Leaders may be inadvertently leaving their workers behind regarding artificial intelligence tool use, making them feel unheard and unsupported, according to two separate reports released last week.
While 82% of executives and 68% of managers said they use AI, only 35% of individual contributors said they currently use it, according to a Perceptyx report released Oct. 16. The firm surveyed 3,600 workers across North America and Europe.
Individual contributors were also the least confident and least aware or understanding of AI adoption decisions; less than half said their organizations are transparent about AI use, and even less said AI-supported decisions are fair.
“These findings show us that global AI adoption is not just a productivity story, it’s a stress test for organizational culture and trust,” Brad Wilson, global head of workforce insights and innovation at Perceptyx, said in a statement. “Organizations that ignore gaps in trust, fairness, and manager enablement risk disengaging employees, especially those closest to day-to-day execution.”

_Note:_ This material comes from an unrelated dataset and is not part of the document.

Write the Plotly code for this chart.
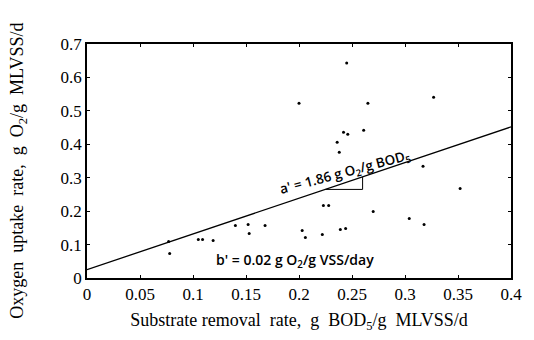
import plotly.graph_objects as go

# Scatter data: substrate removal rate (x) vs oxygen uptake rate (y)
rem_rate = [0.077, 0.078, 0.105, 0.109, 0.119, 0.140, 0.152, 0.153, 0.168,
            0.200, 0.203, 0.206, 0.222, 0.223, 0.228, 0.236, 0.238, 0.239,
            0.242, 0.244, 0.245, 0.246, 0.261, 0.265, 0.270, 0.304, 0.317,
            0.318, 0.327, 0.352]
o2_rate = [0.109, 0.073, 0.115, 0.115, 0.112, 0.157, 0.160, 0.133, 0.157,
           0.523, 0.142, 0.121, 0.130, 0.217, 0.217, 0.406, 0.376, 0.145,
           0.436, 0.148, 0.643, 0.430, 0.442, 0.523, 0.199, 0.178, 0.334,
           0.160, 0.541, 0.268]

# Fitted line
line_x = [0.0, 0.4]
line_y = [0.025, 0.452]

# Slope triangle marker
tri_x = [0.225, 0.26, 0.26]
tri_y = [0.265, 0.265, 0.302]

x_ticks = [0, 0.05, 0.1, 0.15, 0.2, 0.25, 0.3, 0.35, 0.4]
x_ticktext = ["0", "0.05", "0.1", "0.15", "0.2", "0.25", "0.3", "0.35", "0.4"]
y_ticks = [0, 0.1, 0.2, 0.3, 0.4, 0.5, 0.6, 0.7]
y_ticktext = ["0", "0.1", "0.2", "0.3", "0.4", "0.5", "0.6", "0.7"]

serif = "Liberation Serif"
sans = "Open Sans"

fig = go.Figure()
fig.add_trace(go.Scatter(x=line_x, y=line_y, mode="lines",
                         line=dict(color="black", width=1.3), hoverinfo="skip"))
fig.add_trace(go.Scatter(x=tri_x, y=tri_y, mode="lines",
                         line=dict(color="black", width=1), hoverinfo="skip"))
fig.add_trace(go.Scatter(x=rem_rate, y=o2_rate, mode="markers",
                         marker=dict(color="black", size=3)))

fig.add_annotation(x=0.243, y=0.313, xref="x", yref="y",
                   text="a' = 1.86 g O<sub>2</sub>/g BOD<sub>5</sub>",
                   showarrow=False, textangle=-15,
                   font=dict(family=sans, size=13.5, color="black", weight=600))
fig.add_annotation(x=0.196, y=0.052, xref="x", yref="y",
                   text="b' = 0.02 g O<sub>2</sub>/g VSS/day",
                   showarrow=False,
                   font=dict(family=sans, size=14, color="black", weight=600))

# Y axis title as annotation for exact placement
fig.add_annotation(xref="paper", yref="paper", x=-0.162, y=0.46,
                   xanchor="center", yanchor="middle", textangle=-90,
                   text="Oxygen\u00a0\u00a0uptake\u00a0\u00a0rate,\u00a0\u00a0g\u00a0\u00a0O<sub>2</sub>/g\u00a0\u00a0MLVSS/d",
                   showarrow=False,
                   font=dict(family=serif, size=18, color="black"))

axis_common = dict(showline=True, linecolor="black", linewidth=1.5, mirror="allticks",
                   ticks="inside", ticklen=3, tickcolor="black", showgrid=False,
                   zeroline=False)

fig.update_xaxes(range=[0, 0.4], tickvals=x_ticks, ticktext=x_ticktext,
                 tickfont=dict(family=serif, size=17, color="black"),
                 title=dict(text="Substrate\u00a0removal\u00a0\u00a0rate,\u00a0\u00a0g\u00a0\u00a0BOD<sub>5</sub>/g\u00a0\u00a0MLVSS/d",
                            font=dict(family=serif, size=18, color="black"), standoff=10),
                 **axis_common)
fig.update_yaxes(range=[0, 0.7], tickvals=y_ticks, ticktext=y_ticktext,
                 tickfont=dict(family=serif, size=17, color="black"),
                 **axis_common)

fig.update_layout(width=534, height=340, showlegend=False,
                  margin=dict(l=87, r=15, t=44, b=62),
                  paper_bgcolor="white", plot_bgcolor="white")

fig.write_html("out.html")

Notably, 84-90% of managers and executives said that they need new skills due to AI, compared to 67% of individual contributors, which may indicate a disconnect over who needs upskilling and why.
Another report on AI released Oct. 15 by The Predictive Index, also pointed to potential contributor distrust of their leaders and a lack of training.

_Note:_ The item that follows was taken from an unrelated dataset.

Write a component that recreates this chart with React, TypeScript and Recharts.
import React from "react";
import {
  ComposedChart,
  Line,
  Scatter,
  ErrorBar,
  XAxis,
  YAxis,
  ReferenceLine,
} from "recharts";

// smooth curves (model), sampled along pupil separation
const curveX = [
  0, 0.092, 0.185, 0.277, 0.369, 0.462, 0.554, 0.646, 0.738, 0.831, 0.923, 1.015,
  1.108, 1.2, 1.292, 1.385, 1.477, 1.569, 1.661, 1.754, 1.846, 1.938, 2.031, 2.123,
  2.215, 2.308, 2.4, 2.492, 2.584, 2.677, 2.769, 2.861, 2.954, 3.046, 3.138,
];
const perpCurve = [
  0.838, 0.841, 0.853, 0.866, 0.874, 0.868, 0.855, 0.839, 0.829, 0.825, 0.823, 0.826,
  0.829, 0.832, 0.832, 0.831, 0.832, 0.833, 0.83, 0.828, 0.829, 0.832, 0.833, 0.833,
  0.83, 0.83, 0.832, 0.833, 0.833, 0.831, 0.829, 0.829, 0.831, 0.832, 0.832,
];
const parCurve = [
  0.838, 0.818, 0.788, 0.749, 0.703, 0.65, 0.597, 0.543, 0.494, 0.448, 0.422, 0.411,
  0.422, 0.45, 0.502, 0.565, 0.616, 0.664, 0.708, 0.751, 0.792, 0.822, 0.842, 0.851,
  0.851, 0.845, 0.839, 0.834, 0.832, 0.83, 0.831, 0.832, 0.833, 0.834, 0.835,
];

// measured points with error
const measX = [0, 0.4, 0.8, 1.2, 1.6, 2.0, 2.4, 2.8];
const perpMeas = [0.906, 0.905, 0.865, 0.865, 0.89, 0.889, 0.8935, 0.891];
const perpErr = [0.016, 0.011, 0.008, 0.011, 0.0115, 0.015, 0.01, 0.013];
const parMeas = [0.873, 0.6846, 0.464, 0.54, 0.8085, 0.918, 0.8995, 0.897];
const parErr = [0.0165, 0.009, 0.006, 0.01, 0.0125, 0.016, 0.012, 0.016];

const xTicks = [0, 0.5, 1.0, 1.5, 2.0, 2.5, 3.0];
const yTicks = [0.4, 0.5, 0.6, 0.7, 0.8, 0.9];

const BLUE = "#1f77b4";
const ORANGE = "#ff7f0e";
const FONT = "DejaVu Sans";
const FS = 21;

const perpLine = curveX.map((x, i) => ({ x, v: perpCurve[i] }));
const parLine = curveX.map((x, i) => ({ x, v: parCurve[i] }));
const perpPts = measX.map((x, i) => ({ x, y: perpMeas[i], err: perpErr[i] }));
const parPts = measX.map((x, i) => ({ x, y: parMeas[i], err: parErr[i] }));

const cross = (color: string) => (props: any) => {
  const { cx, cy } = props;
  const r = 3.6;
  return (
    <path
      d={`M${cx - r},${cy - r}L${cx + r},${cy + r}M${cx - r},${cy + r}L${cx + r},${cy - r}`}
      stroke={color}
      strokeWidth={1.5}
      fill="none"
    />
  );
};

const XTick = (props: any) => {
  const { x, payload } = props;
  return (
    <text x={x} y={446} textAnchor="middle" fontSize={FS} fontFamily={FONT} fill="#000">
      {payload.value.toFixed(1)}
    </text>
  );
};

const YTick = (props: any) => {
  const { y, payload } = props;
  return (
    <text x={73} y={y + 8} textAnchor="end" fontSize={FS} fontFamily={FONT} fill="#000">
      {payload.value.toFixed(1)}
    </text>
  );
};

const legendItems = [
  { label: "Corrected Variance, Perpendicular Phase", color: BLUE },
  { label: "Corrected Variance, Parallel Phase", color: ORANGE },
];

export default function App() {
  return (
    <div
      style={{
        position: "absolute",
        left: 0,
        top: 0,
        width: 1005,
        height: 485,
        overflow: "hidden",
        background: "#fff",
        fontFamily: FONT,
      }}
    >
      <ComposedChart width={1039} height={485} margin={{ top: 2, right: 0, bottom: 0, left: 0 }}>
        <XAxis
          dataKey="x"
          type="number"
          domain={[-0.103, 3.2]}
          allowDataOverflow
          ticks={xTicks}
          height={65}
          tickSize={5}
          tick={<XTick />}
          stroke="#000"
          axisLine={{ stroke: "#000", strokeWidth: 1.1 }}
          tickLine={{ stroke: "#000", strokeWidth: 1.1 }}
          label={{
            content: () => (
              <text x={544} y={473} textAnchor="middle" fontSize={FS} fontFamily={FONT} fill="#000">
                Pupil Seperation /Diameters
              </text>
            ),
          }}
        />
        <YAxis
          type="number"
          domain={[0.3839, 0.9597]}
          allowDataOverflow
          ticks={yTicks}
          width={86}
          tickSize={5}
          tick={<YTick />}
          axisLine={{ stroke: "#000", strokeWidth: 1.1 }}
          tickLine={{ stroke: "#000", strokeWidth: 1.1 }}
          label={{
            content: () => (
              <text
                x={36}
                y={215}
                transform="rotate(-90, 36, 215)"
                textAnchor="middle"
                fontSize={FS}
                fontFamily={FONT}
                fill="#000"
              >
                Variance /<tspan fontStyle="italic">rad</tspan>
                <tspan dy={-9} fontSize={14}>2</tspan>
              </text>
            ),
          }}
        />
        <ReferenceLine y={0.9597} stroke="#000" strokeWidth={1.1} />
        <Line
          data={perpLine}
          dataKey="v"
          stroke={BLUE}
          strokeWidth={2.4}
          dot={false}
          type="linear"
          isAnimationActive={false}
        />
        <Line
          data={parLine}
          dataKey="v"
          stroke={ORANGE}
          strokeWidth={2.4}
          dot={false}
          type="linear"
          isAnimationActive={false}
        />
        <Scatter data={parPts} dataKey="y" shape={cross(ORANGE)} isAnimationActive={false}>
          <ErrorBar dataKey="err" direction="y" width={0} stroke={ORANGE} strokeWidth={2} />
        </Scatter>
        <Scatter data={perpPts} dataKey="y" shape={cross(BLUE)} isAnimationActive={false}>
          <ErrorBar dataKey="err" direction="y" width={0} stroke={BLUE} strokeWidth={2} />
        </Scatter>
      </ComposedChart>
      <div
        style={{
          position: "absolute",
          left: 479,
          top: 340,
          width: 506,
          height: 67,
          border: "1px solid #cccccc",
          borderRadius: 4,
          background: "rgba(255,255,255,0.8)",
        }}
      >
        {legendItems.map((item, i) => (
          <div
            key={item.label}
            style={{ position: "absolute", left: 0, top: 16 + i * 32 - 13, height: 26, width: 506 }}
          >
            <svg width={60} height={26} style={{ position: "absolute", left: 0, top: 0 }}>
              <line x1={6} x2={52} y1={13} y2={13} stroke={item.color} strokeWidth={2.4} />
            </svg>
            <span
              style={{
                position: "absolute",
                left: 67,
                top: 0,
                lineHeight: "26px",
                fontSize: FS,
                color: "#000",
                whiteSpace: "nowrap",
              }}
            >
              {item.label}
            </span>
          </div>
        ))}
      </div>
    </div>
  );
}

While the 1,000 white-collar workers surveyed were generally more positive about the impact of AI at work — 67% surveyed said the technology could strengthen company culture — nearly half said that their input does not shape adoption. Additionally, 68% said they want more training during the AI adoption process, more so than job security guarantees and promotions, PI said.
Perhaps most concerningly for HR professionals: 7 in 10 question HR’s ability to adopt AI fairly.

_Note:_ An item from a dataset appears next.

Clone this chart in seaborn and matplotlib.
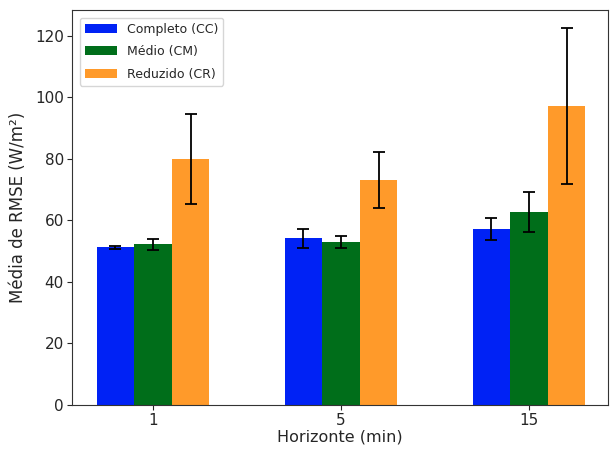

The findings overall indicate that the workforce is “largely optimistic” about AI, PI said, but workers are looking for “leadership that meets them where they are.”
“Too many employees aren’t hearing enough from executives about AI, so they’re turning to peers and HR to fill in the blanks,” Matt Poepsel, vice president and godfather of talent optimization at PI, said in a statement. “What’s underlying all of this is trust, a gap that has less to do with the technology itself and more to do with a tight job market, economic uncertainty, and a strained employer-employee relationship that’s been building for years.”
The employee and leader disconnect over AI has been documented in other studies. For example, nearly half of CEOs surveyed by Kyndryl said their workers were resistant to AI adoption, and half also said that they lack the skilled workers to manage AI, according to a report released in May.
The technology could also heighten loneliness, a July report from Moo said; additionally, workers may need better onboarding to properly use AI tools, that report noted.